I’ve always been the type of girl who looks to the next thing in life. When I was in high school, all I could think about was college. When I was in college, my thoughts were on where I was headed after. When I was single, all I could think about was when I would meet Mr. Right. I never felt like I had enough in the season that I was living in. I wanted more. I wanted something better. I wanted to be in a different season because the current season was either too hard, too boring, or too fill in the blank. I have a strong propensity to live in discontentment.
The past six months have snowballed into a heavy season of discontentment. It was initially the desire to be pregnant, then the desire to start the adoption process, and then it was to bring home our girls. The feelings of discontentment didn’t stay within the desire to be a mom. I started to look at our house and feel like it wasn’t enough. Even though I knew we signed up for a fixer-upper house, I was frustrated it didn’t look like it could come from a Martha Stewart magazine. My daily thought process sounded like this: “when we have the money we will finally be able to get the kitchen done and then we’ll be happy”, “if only our backyard was landscaped, I could spend more time outside” “if we just had a little more space, I wouldn’t feel so cluttered” or “when our girls come home, then I’ll finally feel like a true woman” and “if I could only have the right entry-way organizer and set up, I would feel better” (ridiculous I know)…
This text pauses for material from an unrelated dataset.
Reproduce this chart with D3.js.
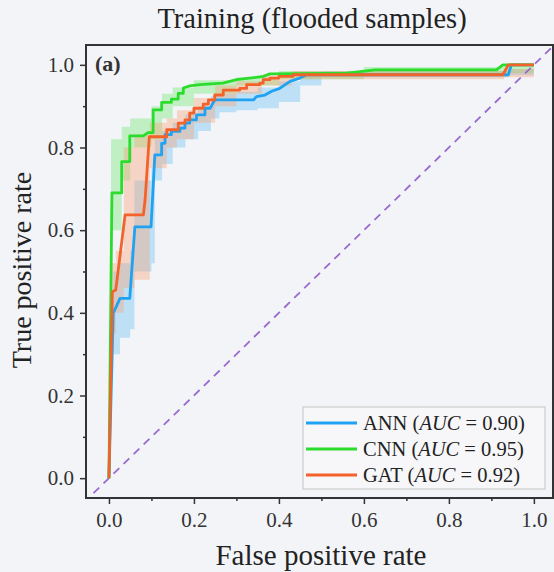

This weekend all of that came to a boiling point over ice cream on Saturday night. What I didn’t realize was my attitude was deeply affecting my husband and as a result negatively affecting our marriage. I had become focused on what we didn’t have and how next year was going to be so much better because we’d finally have our girls home, our debt paid off, our kitchen done (maybe) that I wasn’t seeing the gift of now. I wasn’t living with my eyes open to what God was giving me in this season of life.
Jerry Bridges, author of Respectable Sins, says that discontentment most often arises from ongoing and unchanging circumstances that we can do nothing about. He also bluntly calls it sin. “Whatever situation tempts us to be discontent, and however severe it may be, we need to recognize that discontentment is sin….We are so used to responding to difficult circumstances with anxiety, frustration, or discontentment that we consider them normal reactions to the varying vicissitudes of life…When we fail to recognize these responses to our circumstances as sin, we are responding no differently from unbelievers who never factor God into their situations.” Ouch…this truth stung…
I had stopped factoring God into the midst of my situations. And this thought process leads to bitterness and resentment towards God and the people in our lives. I don’t want to live like that…so where do we go from here?
When we choose to live our lives filled with gratitude, the things that we thought were so important for us fade away.
Living with my eyes open to the blessings of today.
Look for the blessings instead of seeing what’s lacking will change your heart’s attitude.
Over a year ago I read One Thousand Gifts by Ann Voskamp and was challenged to begin writing down at least three things a day that I was thankful for. That lasted about a week…I’m not so good at follow through.
My wake up call this weekend challenged me to once again pick up my journal and write down each days gifts of grace from God.
So today I began my list and snapped pictures to have a visual reminder…
My prayer is that through repenting of discontentment and seeking to live a life of gratitude, the Holy Spirit will work greatly in my life so that I will be a joy and an anchor for my husband, friends, and future children. Do you struggle with discontentment? How could you make small changes this week to live with your eyes wide open to the gifts that God has given you in the here and now?